Apesar da utilidade prática dos monumentais conteúdos dos papiros de Ebers e de Edwin-Smith, a prática da Medicina-oficial egípcia estava longe de constituir um sistema organizado. Não é demais repetir a ausência de estrutura teórica para explicar a saúde e a doença fora do domínio das crenças e idéias religiosas.
Por outro lado, as práticas médicas que se desenvolveram nessas cidades-estados, mesmo com a estrita vinculação religiosa, todas apresentam notáveis registros da eficácia dos saberes historicamente acumulados, articulando o uso empírico dos recursos da natureza circundante.
Entre muitos exemplos, a Medicina-divina babilônica considera as doenças como castigo do deus Shamash, que presidia a justiça.
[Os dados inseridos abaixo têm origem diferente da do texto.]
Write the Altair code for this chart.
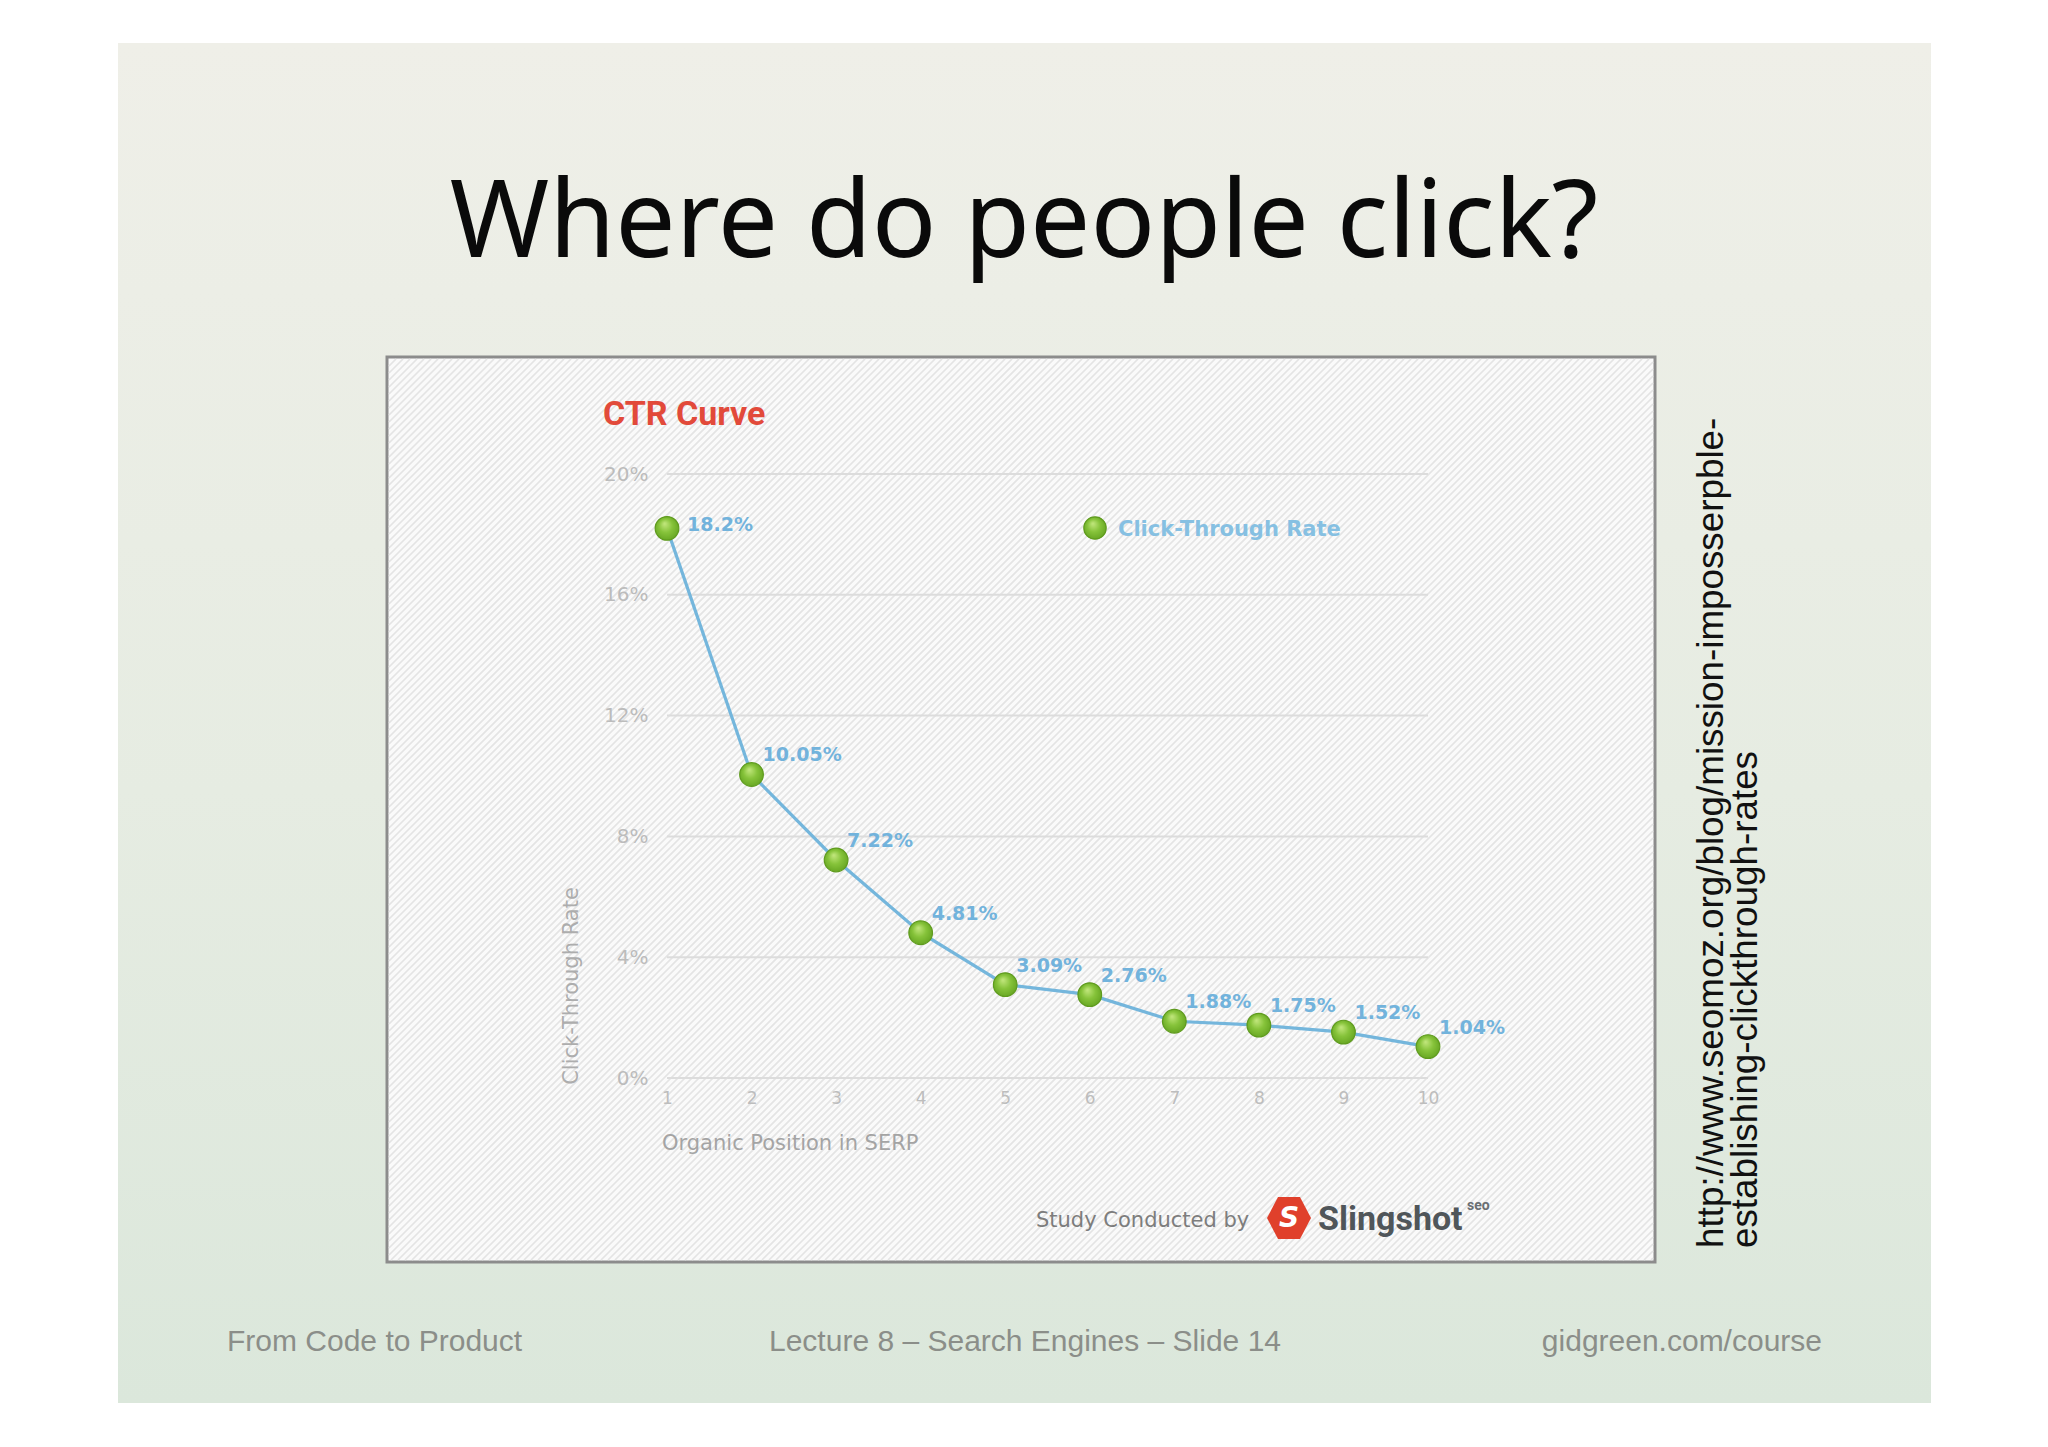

Por outro lado, confirmando que, paralelamente, coexistiam a Medicina-empírica e a Medicina-oficial, que utilizavam remédios oriundos de plantas medicinais: a beladona, o anis, o óleo de rícino, o gengibre, a hortelã, a romã e a papoula, que continuam sendo utilizados até hoje, por milhões de pessoas em vários continentes.
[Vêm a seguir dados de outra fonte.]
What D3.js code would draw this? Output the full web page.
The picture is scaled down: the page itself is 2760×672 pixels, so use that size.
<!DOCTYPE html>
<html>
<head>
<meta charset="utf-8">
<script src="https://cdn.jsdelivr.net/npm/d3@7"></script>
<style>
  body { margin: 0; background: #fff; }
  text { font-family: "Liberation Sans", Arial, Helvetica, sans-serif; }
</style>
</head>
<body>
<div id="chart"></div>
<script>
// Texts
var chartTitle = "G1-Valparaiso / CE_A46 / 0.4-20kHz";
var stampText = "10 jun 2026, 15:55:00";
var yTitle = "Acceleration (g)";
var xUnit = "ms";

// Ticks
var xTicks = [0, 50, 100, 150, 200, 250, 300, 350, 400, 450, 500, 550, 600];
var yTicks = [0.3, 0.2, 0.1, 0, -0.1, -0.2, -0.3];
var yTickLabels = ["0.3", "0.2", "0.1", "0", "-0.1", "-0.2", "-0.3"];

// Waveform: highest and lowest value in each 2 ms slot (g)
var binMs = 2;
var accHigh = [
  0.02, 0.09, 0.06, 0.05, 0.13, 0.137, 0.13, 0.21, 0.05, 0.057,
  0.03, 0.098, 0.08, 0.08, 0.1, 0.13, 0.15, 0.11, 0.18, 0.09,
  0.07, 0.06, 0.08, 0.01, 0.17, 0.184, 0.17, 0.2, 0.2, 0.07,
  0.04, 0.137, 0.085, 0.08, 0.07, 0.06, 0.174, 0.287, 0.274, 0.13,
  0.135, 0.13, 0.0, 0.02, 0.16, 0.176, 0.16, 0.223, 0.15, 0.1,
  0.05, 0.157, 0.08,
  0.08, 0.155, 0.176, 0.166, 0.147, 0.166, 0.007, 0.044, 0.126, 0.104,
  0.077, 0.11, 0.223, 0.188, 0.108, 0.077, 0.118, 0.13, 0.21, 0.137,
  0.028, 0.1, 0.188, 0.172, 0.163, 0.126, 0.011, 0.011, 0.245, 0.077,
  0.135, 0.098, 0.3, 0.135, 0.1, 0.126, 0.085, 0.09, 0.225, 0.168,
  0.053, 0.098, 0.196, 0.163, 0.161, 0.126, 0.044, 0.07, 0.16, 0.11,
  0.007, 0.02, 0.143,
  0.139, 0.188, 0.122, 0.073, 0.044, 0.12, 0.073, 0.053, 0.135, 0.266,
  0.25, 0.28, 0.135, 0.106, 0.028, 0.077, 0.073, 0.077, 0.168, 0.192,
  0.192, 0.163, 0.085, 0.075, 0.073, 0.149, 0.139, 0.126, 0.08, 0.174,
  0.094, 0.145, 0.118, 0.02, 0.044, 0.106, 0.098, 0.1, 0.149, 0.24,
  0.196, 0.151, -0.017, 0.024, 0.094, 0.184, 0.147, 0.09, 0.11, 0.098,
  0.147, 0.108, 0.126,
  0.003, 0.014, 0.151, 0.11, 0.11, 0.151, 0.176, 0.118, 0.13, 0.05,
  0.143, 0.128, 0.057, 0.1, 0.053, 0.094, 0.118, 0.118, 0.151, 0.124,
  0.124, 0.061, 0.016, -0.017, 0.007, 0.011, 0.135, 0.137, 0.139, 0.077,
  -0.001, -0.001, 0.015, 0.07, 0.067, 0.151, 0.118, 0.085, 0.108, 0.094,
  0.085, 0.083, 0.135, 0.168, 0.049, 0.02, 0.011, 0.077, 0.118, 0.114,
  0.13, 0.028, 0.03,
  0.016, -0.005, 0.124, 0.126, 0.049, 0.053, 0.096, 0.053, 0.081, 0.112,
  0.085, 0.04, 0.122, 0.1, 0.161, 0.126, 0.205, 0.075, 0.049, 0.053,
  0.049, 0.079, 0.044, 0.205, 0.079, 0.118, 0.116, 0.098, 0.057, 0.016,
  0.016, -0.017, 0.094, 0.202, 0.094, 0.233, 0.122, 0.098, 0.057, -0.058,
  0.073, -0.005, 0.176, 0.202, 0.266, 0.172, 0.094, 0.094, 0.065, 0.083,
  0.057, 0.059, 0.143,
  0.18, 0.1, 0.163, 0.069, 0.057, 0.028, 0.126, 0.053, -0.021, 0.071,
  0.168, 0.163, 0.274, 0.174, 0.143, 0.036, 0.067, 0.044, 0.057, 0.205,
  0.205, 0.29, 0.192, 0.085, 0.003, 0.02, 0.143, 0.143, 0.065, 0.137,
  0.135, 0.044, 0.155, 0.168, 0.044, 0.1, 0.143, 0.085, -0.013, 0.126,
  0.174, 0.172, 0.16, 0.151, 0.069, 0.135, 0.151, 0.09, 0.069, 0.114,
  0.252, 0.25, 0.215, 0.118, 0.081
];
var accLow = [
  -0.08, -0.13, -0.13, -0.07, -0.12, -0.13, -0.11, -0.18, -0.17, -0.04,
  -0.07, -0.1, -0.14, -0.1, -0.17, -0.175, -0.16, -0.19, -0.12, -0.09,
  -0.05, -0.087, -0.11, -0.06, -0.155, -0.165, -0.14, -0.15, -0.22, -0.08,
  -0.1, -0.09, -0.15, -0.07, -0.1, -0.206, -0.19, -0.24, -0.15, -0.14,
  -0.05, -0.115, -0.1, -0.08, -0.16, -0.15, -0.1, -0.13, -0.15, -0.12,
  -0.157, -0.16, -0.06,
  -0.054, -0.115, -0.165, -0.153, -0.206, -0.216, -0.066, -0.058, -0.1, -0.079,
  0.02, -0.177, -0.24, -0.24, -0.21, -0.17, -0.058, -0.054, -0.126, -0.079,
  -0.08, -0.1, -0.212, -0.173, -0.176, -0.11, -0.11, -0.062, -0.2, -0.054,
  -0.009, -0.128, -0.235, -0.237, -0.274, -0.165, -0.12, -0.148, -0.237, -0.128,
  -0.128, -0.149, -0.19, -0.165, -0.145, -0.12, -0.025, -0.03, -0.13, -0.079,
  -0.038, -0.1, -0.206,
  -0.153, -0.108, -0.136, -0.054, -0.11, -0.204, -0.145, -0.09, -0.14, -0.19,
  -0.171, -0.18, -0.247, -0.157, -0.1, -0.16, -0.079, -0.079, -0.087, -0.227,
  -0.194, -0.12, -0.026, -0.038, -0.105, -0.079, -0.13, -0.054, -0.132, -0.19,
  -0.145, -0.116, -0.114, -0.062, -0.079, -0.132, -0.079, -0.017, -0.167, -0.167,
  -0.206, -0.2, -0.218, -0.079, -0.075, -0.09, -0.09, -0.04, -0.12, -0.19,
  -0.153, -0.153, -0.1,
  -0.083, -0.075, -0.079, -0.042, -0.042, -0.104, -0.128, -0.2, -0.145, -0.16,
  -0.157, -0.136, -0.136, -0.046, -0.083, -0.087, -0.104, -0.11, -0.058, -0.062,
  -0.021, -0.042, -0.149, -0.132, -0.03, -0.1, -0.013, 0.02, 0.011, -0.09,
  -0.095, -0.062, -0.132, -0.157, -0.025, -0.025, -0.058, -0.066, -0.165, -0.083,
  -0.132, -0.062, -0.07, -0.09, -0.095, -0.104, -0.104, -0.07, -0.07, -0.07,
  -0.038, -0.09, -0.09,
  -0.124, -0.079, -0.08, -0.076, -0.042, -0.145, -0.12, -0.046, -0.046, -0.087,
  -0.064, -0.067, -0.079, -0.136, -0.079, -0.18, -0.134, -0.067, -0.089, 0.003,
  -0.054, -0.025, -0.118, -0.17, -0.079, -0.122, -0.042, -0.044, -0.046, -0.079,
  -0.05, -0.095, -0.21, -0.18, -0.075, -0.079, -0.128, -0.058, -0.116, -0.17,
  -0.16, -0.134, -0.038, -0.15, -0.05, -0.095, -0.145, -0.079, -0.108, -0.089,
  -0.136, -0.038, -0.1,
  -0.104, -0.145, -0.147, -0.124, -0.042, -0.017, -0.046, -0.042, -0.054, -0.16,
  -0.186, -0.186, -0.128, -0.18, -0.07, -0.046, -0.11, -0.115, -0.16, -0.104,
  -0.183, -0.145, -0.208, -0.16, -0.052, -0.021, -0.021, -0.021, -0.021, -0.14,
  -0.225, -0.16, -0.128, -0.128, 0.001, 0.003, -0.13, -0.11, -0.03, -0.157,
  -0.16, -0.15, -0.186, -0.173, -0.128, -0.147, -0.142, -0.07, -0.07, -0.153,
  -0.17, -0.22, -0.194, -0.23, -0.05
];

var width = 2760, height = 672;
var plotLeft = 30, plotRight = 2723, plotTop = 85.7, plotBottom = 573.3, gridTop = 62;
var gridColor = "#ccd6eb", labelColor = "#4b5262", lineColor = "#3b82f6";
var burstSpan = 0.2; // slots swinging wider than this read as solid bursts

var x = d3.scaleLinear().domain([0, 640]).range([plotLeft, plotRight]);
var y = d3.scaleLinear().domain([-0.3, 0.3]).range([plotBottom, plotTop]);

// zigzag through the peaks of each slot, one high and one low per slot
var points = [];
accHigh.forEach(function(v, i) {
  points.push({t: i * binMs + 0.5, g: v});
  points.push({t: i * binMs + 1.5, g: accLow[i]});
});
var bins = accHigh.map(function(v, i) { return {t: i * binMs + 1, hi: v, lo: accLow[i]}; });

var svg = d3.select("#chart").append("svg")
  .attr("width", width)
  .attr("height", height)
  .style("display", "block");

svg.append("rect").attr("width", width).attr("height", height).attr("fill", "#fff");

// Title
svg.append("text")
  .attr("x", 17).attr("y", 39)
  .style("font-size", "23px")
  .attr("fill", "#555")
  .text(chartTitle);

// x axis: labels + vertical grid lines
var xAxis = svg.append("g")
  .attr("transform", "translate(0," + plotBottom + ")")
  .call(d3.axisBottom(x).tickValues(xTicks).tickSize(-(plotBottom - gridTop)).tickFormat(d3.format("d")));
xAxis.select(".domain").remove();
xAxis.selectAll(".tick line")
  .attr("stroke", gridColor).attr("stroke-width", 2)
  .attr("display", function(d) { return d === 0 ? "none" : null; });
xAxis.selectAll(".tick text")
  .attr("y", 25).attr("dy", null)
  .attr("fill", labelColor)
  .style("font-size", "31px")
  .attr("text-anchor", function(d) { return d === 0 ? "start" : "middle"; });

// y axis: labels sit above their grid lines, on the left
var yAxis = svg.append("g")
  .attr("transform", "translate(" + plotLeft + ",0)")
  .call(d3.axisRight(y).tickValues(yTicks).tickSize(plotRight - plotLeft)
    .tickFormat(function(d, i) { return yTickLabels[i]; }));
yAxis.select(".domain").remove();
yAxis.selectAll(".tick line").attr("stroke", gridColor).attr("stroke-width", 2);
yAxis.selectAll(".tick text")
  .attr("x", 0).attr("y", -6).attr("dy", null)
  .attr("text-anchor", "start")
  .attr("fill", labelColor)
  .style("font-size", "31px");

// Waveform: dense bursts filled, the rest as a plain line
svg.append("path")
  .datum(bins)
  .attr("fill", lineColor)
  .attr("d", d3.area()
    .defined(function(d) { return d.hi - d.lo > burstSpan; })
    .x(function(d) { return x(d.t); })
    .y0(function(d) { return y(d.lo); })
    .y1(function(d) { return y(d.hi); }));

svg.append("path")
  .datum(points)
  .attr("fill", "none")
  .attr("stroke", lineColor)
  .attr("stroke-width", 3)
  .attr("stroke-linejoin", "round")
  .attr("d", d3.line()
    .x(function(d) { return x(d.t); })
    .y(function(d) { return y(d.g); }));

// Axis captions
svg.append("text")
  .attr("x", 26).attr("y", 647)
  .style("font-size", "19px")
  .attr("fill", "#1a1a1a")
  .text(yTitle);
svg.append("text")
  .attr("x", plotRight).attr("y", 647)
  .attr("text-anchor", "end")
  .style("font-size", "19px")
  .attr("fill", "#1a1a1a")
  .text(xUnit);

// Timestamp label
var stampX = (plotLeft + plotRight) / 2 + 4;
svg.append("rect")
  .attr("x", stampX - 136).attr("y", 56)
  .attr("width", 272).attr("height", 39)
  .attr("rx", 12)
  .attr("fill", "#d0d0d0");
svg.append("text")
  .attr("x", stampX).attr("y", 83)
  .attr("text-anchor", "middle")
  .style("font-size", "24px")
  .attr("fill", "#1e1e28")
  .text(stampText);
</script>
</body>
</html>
Nessa fase, em torno da primeira metade do segundo milênio, as pesquisas arqueológicas nas principais cidades, mostraram importantes mudanças introduzidas para melhorar as condições sanitárias, pelo menos nas partes mais ricas, próximas aos palácios da administração: redes de esgotos, abastecimento de água potável, de fazer inveja às periferias urbanas de muitos países do Terceiro Mundo.
É importante salientar que o progresso na melhoria da condição de vida das pessoas que podiam desfrutar da água potável e do esgoto sanitário, certamente não acessível aos pobres e escravos, não estava estritamente ligado às ideias e crenças religiosas; se tratavam de objetivos concretos, materiais, ligados à saúde e à doença.